** Begin Data **
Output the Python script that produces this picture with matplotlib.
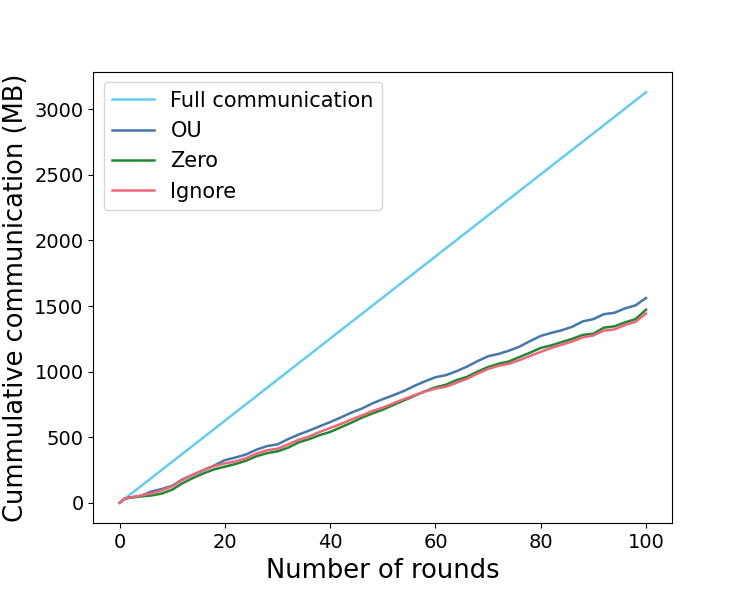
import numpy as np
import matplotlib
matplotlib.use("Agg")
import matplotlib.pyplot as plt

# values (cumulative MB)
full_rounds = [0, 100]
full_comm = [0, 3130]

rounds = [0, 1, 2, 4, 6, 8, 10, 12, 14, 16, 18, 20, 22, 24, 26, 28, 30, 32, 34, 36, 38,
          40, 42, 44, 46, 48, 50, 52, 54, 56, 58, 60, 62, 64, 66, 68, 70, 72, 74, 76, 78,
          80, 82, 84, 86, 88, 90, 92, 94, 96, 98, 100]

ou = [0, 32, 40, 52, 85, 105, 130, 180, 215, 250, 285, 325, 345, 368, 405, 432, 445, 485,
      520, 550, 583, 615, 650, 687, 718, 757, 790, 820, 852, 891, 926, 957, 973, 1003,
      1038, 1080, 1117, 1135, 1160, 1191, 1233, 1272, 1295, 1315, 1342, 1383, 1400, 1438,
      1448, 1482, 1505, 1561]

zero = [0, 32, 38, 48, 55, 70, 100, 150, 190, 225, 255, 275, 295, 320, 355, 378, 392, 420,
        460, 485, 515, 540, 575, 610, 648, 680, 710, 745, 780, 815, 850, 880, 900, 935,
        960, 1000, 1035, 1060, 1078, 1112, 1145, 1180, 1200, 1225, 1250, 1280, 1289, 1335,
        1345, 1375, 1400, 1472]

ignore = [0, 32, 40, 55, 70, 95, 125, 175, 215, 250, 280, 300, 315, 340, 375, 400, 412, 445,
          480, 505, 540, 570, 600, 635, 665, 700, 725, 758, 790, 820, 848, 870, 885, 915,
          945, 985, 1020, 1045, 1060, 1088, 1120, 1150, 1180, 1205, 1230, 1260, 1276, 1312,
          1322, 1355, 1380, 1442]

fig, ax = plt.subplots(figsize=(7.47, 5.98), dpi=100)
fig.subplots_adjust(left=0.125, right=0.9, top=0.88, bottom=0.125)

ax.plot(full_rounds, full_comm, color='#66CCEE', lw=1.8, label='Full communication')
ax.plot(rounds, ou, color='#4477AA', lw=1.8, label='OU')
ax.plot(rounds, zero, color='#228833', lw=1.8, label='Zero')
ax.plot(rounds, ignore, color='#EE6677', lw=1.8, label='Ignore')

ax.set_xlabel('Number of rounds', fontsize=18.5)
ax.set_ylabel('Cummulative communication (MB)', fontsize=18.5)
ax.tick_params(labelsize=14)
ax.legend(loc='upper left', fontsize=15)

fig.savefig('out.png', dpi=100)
** End Data **
Task objective:
Give back exactly the lines from the first line of the data through the line with "1448, 1482, 1505, 1561]", pictures excluded.

Task output:
Output the Python script that produces this picture with matplotlib.
import numpy as np
import matplotlib
matplotlib.use("Agg")
import matplotlib.pyplot as plt

# values (cumulative MB)
full_rounds = [0, 100]
full_comm = [0, 3130]

rounds = [0, 1, 2, 4, 6, 8, 10, 12, 14, 16, 18, 20, 22, 24, 26, 28, 30, 32, 34, 36, 38,
          40, 42, 44, 46, 48, 50, 52, 54, 56, 58, 60, 62, 64, 66, 68, 70, 72, 74, 76, 78,
          80, 82, 84, 86, 88, 90, 92, 94, 96, 98, 100]

ou = [0, 32, 40, 52, 85, 105, 130, 180, 215, 250, 285, 325, 345, 368, 405, 432, 445, 485,
      520, 550, 583, 615, 650, 687, 718, 757, 790, 820, 852, 891, 926, 957, 973, 1003,
      1038, 1080, 1117, 1135, 1160, 1191, 1233, 1272, 1295, 1315, 1342, 1383, 1400, 1438,
      1448, 1482, 1505, 1561]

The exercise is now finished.